▶ [Exercise aim]: Reproduce precisely the lines of the listing below, starting with the line that contains "Rebuild this chart" and stopping after the line that contains "axis_label_size = [136, 130, 110, 110]"; include nothing else.

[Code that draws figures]

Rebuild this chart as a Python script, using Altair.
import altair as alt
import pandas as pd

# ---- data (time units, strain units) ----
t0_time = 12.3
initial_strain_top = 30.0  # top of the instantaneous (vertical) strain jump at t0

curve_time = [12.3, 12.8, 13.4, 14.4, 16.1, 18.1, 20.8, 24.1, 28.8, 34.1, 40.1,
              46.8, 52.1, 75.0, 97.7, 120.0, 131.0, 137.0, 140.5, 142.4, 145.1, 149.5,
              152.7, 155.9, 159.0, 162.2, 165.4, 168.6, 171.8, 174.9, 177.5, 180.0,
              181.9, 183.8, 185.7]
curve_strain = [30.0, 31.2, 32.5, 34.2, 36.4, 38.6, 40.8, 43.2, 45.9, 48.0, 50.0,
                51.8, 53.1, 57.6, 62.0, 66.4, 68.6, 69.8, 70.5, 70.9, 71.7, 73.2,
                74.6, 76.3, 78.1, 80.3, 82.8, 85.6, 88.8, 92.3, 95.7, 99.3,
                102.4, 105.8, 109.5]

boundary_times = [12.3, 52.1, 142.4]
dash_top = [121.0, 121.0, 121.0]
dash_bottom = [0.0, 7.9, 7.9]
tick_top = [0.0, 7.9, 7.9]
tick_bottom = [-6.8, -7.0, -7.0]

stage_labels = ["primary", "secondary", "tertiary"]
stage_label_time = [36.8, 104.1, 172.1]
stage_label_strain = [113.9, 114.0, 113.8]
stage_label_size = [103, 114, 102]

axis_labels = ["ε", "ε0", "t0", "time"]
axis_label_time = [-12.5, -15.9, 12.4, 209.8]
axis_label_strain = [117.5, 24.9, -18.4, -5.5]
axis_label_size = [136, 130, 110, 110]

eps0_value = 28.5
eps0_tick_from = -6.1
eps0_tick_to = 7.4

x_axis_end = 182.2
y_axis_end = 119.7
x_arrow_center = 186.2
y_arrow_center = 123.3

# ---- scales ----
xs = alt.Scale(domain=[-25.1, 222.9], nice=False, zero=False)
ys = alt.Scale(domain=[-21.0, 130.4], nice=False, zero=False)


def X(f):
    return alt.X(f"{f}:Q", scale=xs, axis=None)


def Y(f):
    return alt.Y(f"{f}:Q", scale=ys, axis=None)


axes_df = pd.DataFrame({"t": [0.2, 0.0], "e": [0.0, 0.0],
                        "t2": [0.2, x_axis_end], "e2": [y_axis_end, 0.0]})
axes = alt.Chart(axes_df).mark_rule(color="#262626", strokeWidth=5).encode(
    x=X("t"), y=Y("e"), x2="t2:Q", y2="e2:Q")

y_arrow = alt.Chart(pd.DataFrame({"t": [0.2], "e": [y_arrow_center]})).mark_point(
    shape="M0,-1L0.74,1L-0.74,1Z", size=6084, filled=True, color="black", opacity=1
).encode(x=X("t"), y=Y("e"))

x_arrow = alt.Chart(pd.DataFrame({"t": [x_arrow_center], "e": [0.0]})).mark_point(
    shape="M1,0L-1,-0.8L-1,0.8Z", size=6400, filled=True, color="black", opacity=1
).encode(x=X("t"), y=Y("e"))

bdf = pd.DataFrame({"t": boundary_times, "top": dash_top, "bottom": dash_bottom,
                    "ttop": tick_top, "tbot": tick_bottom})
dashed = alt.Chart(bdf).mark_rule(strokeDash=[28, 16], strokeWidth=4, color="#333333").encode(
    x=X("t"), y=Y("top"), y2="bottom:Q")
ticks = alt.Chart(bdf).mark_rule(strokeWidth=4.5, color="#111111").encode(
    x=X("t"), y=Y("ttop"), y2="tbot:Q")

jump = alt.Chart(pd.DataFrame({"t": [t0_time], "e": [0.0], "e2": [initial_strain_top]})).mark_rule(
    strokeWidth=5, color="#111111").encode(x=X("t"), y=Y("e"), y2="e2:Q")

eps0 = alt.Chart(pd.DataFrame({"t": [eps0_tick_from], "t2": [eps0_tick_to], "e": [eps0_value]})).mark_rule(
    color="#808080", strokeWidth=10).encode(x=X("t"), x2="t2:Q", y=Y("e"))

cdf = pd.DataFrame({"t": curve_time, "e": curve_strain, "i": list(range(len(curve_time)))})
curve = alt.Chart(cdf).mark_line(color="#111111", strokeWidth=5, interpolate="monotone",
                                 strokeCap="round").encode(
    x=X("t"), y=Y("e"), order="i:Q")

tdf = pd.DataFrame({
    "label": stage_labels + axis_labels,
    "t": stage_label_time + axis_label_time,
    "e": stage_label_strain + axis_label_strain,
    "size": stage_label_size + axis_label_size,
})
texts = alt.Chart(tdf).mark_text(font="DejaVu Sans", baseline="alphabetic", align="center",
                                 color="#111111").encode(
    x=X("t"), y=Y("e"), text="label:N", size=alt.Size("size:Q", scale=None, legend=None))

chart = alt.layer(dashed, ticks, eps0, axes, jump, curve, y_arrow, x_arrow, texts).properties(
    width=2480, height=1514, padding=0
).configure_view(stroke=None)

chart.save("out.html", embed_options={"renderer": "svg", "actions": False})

--

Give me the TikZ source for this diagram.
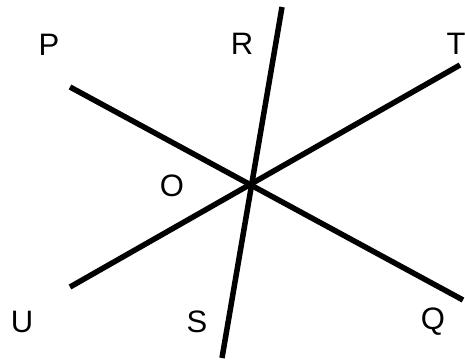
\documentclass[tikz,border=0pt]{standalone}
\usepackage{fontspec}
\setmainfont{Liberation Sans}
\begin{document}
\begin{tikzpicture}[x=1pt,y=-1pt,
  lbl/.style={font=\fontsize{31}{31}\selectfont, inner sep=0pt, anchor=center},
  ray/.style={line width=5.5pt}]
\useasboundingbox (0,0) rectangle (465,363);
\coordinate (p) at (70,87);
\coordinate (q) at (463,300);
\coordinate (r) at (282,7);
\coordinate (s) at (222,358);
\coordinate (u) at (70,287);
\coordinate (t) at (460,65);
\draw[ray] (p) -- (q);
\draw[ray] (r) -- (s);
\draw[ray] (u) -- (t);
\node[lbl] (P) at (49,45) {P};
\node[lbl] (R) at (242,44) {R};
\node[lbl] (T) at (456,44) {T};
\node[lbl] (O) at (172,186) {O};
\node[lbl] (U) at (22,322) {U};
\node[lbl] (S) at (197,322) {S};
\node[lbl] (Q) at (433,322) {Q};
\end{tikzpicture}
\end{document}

▶ [Exercise result]:
Rebuild this chart as a Python script, using Altair.
import altair as alt
import pandas as pd

# ---- data (time units, strain units) ----
t0_time = 12.3
initial_strain_top = 30.0  # top of the instantaneous (vertical) strain jump at t0

curve_time = [12.3, 12.8, 13.4, 14.4, 16.1, 18.1, 20.8, 24.1, 28.8, 34.1, 40.1,
              46.8, 52.1, 75.0, 97.7, 120.0, 131.0, 137.0, 140.5, 142.4, 145.1, 149.5,
              152.7, 155.9, 159.0, 162.2, 165.4, 168.6, 171.8, 174.9, 177.5, 180.0,
              181.9, 183.8, 185.7]
curve_strain = [30.0, 31.2, 32.5, 34.2, 36.4, 38.6, 40.8, 43.2, 45.9, 48.0, 50.0,
                51.8, 53.1, 57.6, 62.0, 66.4, 68.6, 69.8, 70.5, 70.9, 71.7, 73.2,
                74.6, 76.3, 78.1, 80.3, 82.8, 85.6, 88.8, 92.3, 95.7, 99.3,
                102.4, 105.8, 109.5]

boundary_times = [12.3, 52.1, 142.4]
dash_top = [121.0, 121.0, 121.0]
dash_bottom = [0.0, 7.9, 7.9]
tick_top = [0.0, 7.9, 7.9]
tick_bottom = [-6.8, -7.0, -7.0]

stage_labels = ["primary", "secondary", "tertiary"]
stage_label_time = [36.8, 104.1, 172.1]
stage_label_strain = [113.9, 114.0, 113.8]
stage_label_size = [103, 114, 102]

axis_labels = ["ε", "ε0", "t0", "time"]
axis_label_time = [-12.5, -15.9, 12.4, 209.8]
axis_label_strain = [117.5, 24.9, -18.4, -5.5]
axis_label_size = [136, 130, 110, 110]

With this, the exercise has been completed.